Coal-burning plants are continually developing to be more efficient and cleaner. But the prospect of significant amounts of wind power on the grid requires keeping on the older dirtier plants -- and even building new ones -- because only they are able to respond quickly enough to the unpredictable fluctuations of wind-generated power to keep the grid supply steady. That is, large-scale wind thwarts cleaner coal.

Coal mining is a dreadful business, and the more we can move away from it the better (it is the source of over 50% of our electricity), but wind power does not move us away from it and in fact perpetuates the worst use of it.

So they move on to the fluctuations of natural gas prices, as if a few percentage points of wind power in the grid (should it ever actually get that far) would have any effect on another market altogether (only a quarter of our natural gas use is for electricity.)

So they point to the dangers of nuclear power. Denmark, which has shunned nuclear power and claims that 20% of their electricity comes from wind (in fact, it's more like 3% -- the rest is exported because it's produced when demand is already being met), now has to buy nuclear-generated power from its neighbors because their faith in wind leaves them in need so often (when there is demand, the wind is rarely blowing in proportion). In other words, wind power won't replace any nuclear power here, either, and may well make us more dependent on it.

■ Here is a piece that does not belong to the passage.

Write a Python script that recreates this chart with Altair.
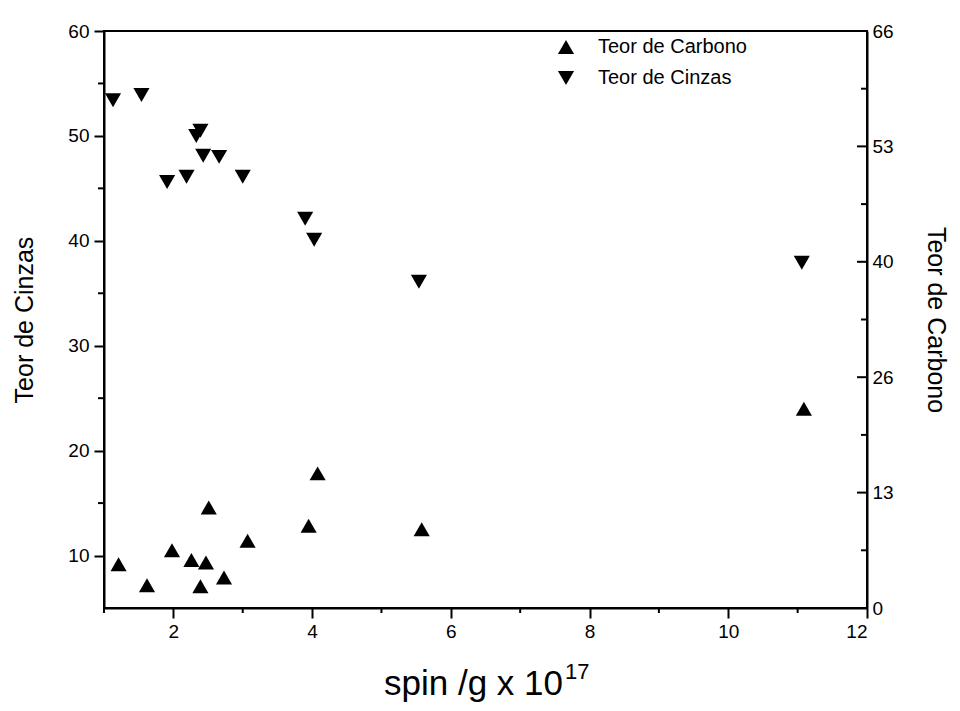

Sad to say, wind power won't replace or even reduce any more dependable source of electricity. The only way to reduce fossil and nuclear fuel use is to reduce consumption -- not just of electricity but also the energy for heating and transport. Efficiency and conservation will take us a long way towards solving our energy problems. The depredations of the wind industry won't even point us in the right direction.

Data source: Energy Information Administration, U.S. Department of Energy. Figures are for the year 2002, in quadrillion btu:
total energy: 97.644
total electricity: 38.177
total oil: 38.401
oil used for electricity: 0.908
     (2.38% of total electricity, 0.93% of total energy)
5% less oil used for electricity: 0.863
     (2.26% of total electricity, 0.88% of total energy)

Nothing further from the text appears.